** DIRECTION **
Write out each line that follows exactly as it stands, without the pictures.

** DATA EXCERPT **
┌────────
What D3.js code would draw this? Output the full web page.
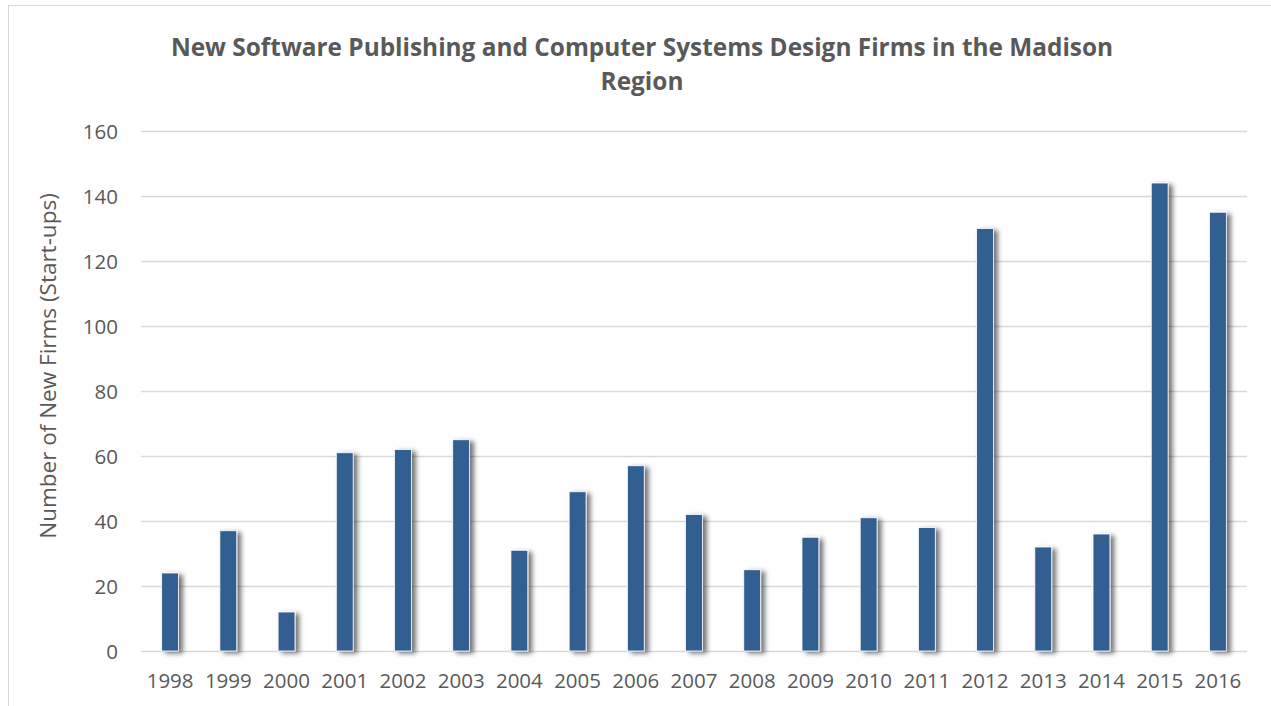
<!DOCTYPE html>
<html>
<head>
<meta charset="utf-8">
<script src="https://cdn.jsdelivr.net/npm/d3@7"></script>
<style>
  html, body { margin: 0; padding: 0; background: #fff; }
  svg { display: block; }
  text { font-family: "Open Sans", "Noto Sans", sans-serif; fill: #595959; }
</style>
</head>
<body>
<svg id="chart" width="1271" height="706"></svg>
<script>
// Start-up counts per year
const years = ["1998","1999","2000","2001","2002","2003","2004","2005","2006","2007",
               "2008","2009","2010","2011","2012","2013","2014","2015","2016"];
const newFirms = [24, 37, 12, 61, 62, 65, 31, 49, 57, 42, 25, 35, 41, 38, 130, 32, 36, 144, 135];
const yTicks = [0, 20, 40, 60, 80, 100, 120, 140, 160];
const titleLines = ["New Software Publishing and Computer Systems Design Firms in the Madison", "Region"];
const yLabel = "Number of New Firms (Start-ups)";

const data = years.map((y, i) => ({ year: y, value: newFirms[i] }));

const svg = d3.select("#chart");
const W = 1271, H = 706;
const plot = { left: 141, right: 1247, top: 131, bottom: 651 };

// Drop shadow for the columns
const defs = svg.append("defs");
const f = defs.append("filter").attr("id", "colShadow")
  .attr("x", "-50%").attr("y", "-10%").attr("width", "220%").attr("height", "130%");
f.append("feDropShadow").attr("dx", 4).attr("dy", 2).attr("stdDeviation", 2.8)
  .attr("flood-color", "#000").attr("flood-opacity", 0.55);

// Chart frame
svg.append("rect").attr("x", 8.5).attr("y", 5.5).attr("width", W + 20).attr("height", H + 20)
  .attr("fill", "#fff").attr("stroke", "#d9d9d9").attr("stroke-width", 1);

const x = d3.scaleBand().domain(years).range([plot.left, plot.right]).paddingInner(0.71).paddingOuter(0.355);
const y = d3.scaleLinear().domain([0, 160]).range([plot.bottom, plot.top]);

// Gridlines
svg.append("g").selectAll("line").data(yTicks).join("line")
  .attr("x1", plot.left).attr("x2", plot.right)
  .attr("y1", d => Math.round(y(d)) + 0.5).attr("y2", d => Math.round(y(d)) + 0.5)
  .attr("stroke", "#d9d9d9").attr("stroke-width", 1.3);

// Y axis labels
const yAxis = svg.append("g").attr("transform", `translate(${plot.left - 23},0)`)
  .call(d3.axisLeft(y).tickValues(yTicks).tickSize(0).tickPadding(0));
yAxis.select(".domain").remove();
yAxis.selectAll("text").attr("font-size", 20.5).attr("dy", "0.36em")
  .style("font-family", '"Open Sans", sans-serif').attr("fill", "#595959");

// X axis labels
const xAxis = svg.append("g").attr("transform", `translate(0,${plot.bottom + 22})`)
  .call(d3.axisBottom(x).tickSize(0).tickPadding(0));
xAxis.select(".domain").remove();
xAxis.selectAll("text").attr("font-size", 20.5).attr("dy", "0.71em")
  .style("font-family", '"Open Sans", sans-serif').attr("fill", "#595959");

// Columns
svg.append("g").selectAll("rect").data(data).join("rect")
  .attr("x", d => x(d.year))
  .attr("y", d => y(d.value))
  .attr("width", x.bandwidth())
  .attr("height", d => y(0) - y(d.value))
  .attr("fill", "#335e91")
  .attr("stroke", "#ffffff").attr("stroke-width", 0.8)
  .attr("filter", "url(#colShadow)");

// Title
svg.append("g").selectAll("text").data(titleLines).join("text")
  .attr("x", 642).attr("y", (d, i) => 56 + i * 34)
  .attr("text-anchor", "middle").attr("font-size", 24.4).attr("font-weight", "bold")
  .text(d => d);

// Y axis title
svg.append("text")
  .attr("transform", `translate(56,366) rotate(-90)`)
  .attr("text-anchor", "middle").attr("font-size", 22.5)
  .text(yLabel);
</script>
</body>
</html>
└────────
** TASK SOLUTION **
What D3.js code would draw this? Output the full web page.
<!DOCTYPE html>
<html>
<head>
<meta charset="utf-8">
<script src="https://cdn.jsdelivr.net/npm/d3@7"></script>
<style>
  html, body { margin: 0; padding: 0; background: #fff; }
  svg { display: block; }
  text { font-family: "Open Sans", "Noto Sans", sans-serif; fill: #595959; }
</style>
</head>
<body>
<svg id="chart" width="1271" height="706"></svg>
<script>
// Start-up counts per year
const years = ["1998","1999","2000","2001","2002","2003","2004","2005","2006","2007",
               "2008","2009","2010","2011","2012","2013","2014","2015","2016"];
const newFirms = [24, 37, 12, 61, 62, 65, 31, 49, 57, 42, 25, 35, 41, 38, 130, 32, 36, 144, 135];
const yTicks = [0, 20, 40, 60, 80, 100, 120, 140, 160];
const titleLines = ["New Software Publishing and Computer Systems Design Firms in the Madison", "Region"];
const yLabel = "Number of New Firms (Start-ups)";

const data = years.map((y, i) => ({ year: y, value: newFirms[i] }));

const svg = d3.select("#chart");
const W = 1271, H = 706;
const plot = { left: 141, right: 1247, top: 131, bottom: 651 };

// Drop shadow for the columns
const defs = svg.append("defs");
const f = defs.append("filter").attr("id", "colShadow")
  .attr("x", "-50%").attr("y", "-10%").attr("width", "220%").attr("height", "130%");
f.append("feDropShadow").attr("dx", 4).attr("dy", 2).attr("stdDeviation", 2.8)
  .attr("flood-color", "#000").attr("flood-opacity", 0.55);

// Chart frame
svg.append("rect").attr("x", 8.5).attr("y", 5.5).attr("width", W + 20).attr("height", H + 20)
  .attr("fill", "#fff").attr("stroke", "#d9d9d9").attr("stroke-width", 1);

const x = d3.scaleBand().domain(years).range([plot.left, plot.right]).paddingInner(0.71).paddingOuter(0.355);
const y = d3.scaleLinear().domain([0, 160]).range([plot.bottom, plot.top]);

// Gridlines
svg.append("g").selectAll("line").data(yTicks).join("line")
  .attr("x1", plot.left).attr("x2", plot.right)
  .attr("y1", d => Math.round(y(d)) + 0.5).attr("y2", d => Math.round(y(d)) + 0.5)
  .attr("stroke", "#d9d9d9").attr("stroke-width", 1.3);

// Y axis labels
const yAxis = svg.append("g").attr("transform", `translate(${plot.left - 23},0)`)
  .call(d3.axisLeft(y).tickValues(yTicks).tickSize(0).tickPadding(0));
yAxis.select(".domain").remove();
yAxis.selectAll("text").attr("font-size", 20.5).attr("dy", "0.36em")
  .style("font-family", '"Open Sans", sans-serif').attr("fill", "#595959");

// X axis labels
const xAxis = svg.append("g").attr("transform", `translate(0,${plot.bottom + 22})`)
  .call(d3.axisBottom(x).tickSize(0).tickPadding(0));
xAxis.select(".domain").remove();
xAxis.selectAll("text").attr("font-size", 20.5).attr("dy", "0.71em")
  .style("font-family", '"Open Sans", sans-serif').attr("fill", "#595959");

// Columns
svg.append("g").selectAll("rect").data(data).join("rect")
  .attr("x", d => x(d.year))
  .attr("y", d => y(d.value))
  .attr("width", x.bandwidth())
  .attr("height", d => y(0) - y(d.value))
  .attr("fill", "#335e91")
  .attr("stroke", "#ffffff").attr("stroke-width", 0.8)
  .attr("filter", "url(#colShadow)");

// Title
svg.append("g").selectAll("text").data(titleLines).join("text")
  .attr("x", 642).attr("y", (d, i) => 56 + i * 34)
  .attr("text-anchor", "middle").attr("font-size", 24.4).attr("font-weight", "bold")
  .text(d => d);

// Y axis title
svg.append("text")
  .attr("transform", `translate(56,366) rotate(-90)`)
  .attr("text-anchor", "middle").attr("font-size", 22.5)
  .text(yLabel);
</script>
</body>
</html>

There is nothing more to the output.